::: MATERIAL PROVIDED

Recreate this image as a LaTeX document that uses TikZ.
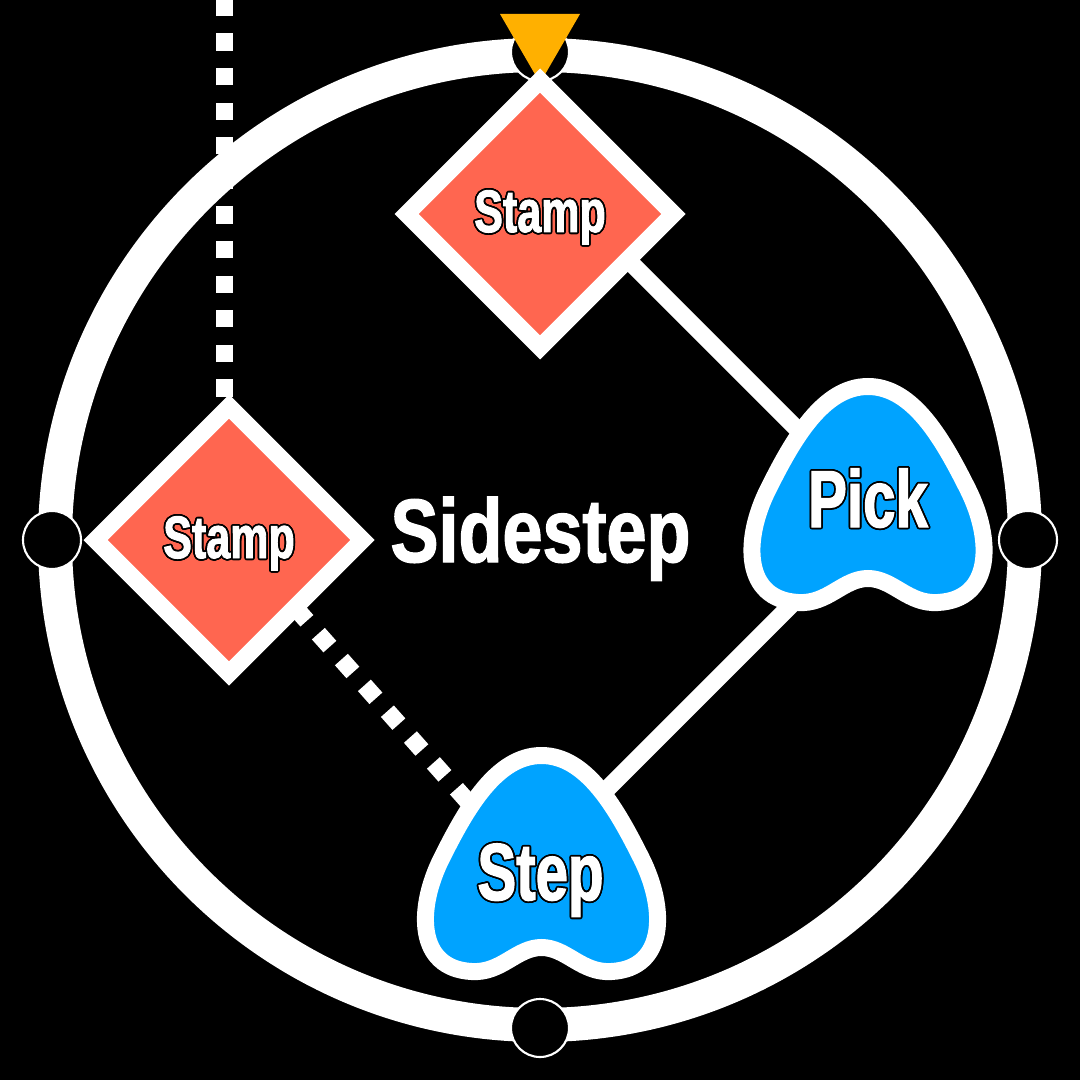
\documentclass[tikz,border=0pt]{standalone}
\usepackage{fontspec}
\usepackage{contour}
\usetikzlibrary{shapes.geometric}
\newfontfamily\labelfont[FakeStretch=0.72, FakeBold=1.5]{Liberation Sans}
\newfontfamily\titlefont[FakeStretch=0.8, FakeBold=1.5]{Liberation Sans}
\contourlength{0.5pt}
\definecolor{coral}{RGB}{255,102,80}
\definecolor{skyblue}{RGB}{0,163,255}
\definecolor{marker}{RGB}{255,176,0}

\begin{document}
\begin{tikzpicture}[
  x=1cm, y=-1cm,
  link/.style={white, line width=0.173cm},
  dotlink/.style={link, dash pattern=on 0.173cm off 0.173cm},
  stamp/.style={diamond, aspect=1, draw=white, fill=coral, line width=0.17cm, inner sep=0pt,
    minimum size=2.74cm, text=white, text height=0.36cm, text depth=0cm,
    font=\labelfont\bfseries\fontsize{17}{17}\selectfont},
  port/.style={circle, draw=white, fill=black, line width=0.6pt, inner sep=0pt, minimum size=0.58cm},
  tag/.style={text=white, anchor=base, font=\labelfont\bfseries\fontsize{23}{23}\selectfont},
  pics/blob/.style={code={
    \draw[white, fill=skyblue, line width=0.17cm]
      (0,-1.08) .. controls (0.45,-1.08) and (0.75,-0.55) .. (1.00,-0.05)
      .. controls (1.25,0.45) and (1.25,1.05) .. (0.70,1.08)
      .. controls (0.40,1.10) and (0.25,0.84) .. (0,0.84)
      .. controls (-0.25,0.84) and (-0.40,1.10) .. (-0.70,1.08)
      .. controls (-1.25,1.05) and (-1.25,0.45) .. (-1.00,-0.05)
      .. controls (-0.75,-0.55) and (-0.45,-1.08) .. (0,-1.08) -- cycle;
  }}
]
\fill[black] (0,0) rectangle (10.8,10.8);
\useasboundingbox (0,0) rectangle (10.8,10.8);

% ring and ports
\draw[white, line width=0.34cm] (5.40,5.40) circle (4.85);
\node[port] (portN) at (5.40,0.52) {};
\node[port] (portE) at (10.28,5.40) {};
\node[port] (portS) at (5.40,10.28) {};
\node[port] (portW) at (0.52,5.40) {};
\fill[marker] (5.00,0.14) -- (5.80,0.14) -- (5.40,0.83) -- cycle;

% hubs under the shapes
\coordinate (topL) at (2.245,0);
\coordinate (stampLV) at (2.245,5.333);
\coordinate (stampLJ) at (2.29,5.333);
\coordinate (stampTJ) at (5.40,1.72);
\coordinate (pickJ) at (8.82,5.14);
\coordinate (stepJ) at (5.275,8.686);

\draw[dotlink, dash phase=0.018cm] (stampLV) -- (topL);
\draw[dotlink, dash phase=0.04cm] (stampLJ) -- (stepJ);
\draw[link] (stampTJ) -- (pickJ);
\draw[link] (pickJ) -- (stepJ);

% shapes
\node[stamp] (stampT) at (5.40,2.14) {\contour{black}{Stamp}};
\node[stamp] (stampL) at (2.29,5.40) {\contour{black}{Stamp}};
\pic at (8.68,4.945) {blob};
\pic at (5.415,8.635) {blob};
\node[tag] (pick) at (8.68,5.27) {\contour{black}{Pick}};
\node[tag] (step) at (5.405,9.00) {\contour{black}{Step}};

\node[text=white, anchor=base, font=\titlefont\bfseries\fontsize{25.6}{25.6}\selectfont] (title) at (5.405,5.62) {Sidestep};
\end{tikzpicture}
\end{document}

::::::

--- WRITTEN TASK ---
Exactly as they appear, print the lines of the listing above from its first line through the line that contains "(5.40,0.83) -- cycle;", minus the pictures.

--- RESPONSE TO THE EXERCISE ---
Recreate this image as a LaTeX document that uses TikZ.
\documentclass[tikz,border=0pt]{standalone}
\usepackage{fontspec}
\usepackage{contour}
\usetikzlibrary{shapes.geometric}
\newfontfamily\labelfont[FakeStretch=0.72, FakeBold=1.5]{Liberation Sans}
\newfontfamily\titlefont[FakeStretch=0.8, FakeBold=1.5]{Liberation Sans}
\contourlength{0.5pt}
\definecolor{coral}{RGB}{255,102,80}
\definecolor{skyblue}{RGB}{0,163,255}
\definecolor{marker}{RGB}{255,176,0}

\begin{document}
\begin{tikzpicture}[
  x=1cm, y=-1cm,
  link/.style={white, line width=0.173cm},
  dotlink/.style={link, dash pattern=on 0.173cm off 0.173cm},
  stamp/.style={diamond, aspect=1, draw=white, fill=coral, line width=0.17cm, inner sep=0pt,
    minimum size=2.74cm, text=white, text height=0.36cm, text depth=0cm,
    font=\labelfont\bfseries\fontsize{17}{17}\selectfont},
  port/.style={circle, draw=white, fill=black, line width=0.6pt, inner sep=0pt, minimum size=0.58cm},
  tag/.style={text=white, anchor=base, font=\labelfont\bfseries\fontsize{23}{23}\selectfont},
  pics/blob/.style={code={
    \draw[white, fill=skyblue, line width=0.17cm]
      (0,-1.08) .. controls (0.45,-1.08) and (0.75,-0.55) .. (1.00,-0.05)
      .. controls (1.25,0.45) and (1.25,1.05) .. (0.70,1.08)
      .. controls (0.40,1.10) and (0.25,0.84) .. (0,0.84)
      .. controls (-0.25,0.84) and (-0.40,1.10) .. (-0.70,1.08)
      .. controls (-1.25,1.05) and (-1.25,0.45) .. (-1.00,-0.05)
      .. controls (-0.75,-0.55) and (-0.45,-1.08) .. (0,-1.08) -- cycle;
  }}
]
\fill[black] (0,0) rectangle (10.8,10.8);
\useasboundingbox (0,0) rectangle (10.8,10.8);

% ring and ports
\draw[white, line width=0.34cm] (5.40,5.40) circle (4.85);
\node[port] (portN) at (5.40,0.52) {};
\node[port] (portE) at (10.28,5.40) {};
\node[port] (portS) at (5.40,10.28) {};
\node[port] (portW) at (0.52,5.40) {};
\fill[marker] (5.00,0.14) -- (5.80,0.14) -- (5.40,0.83) -- cycle;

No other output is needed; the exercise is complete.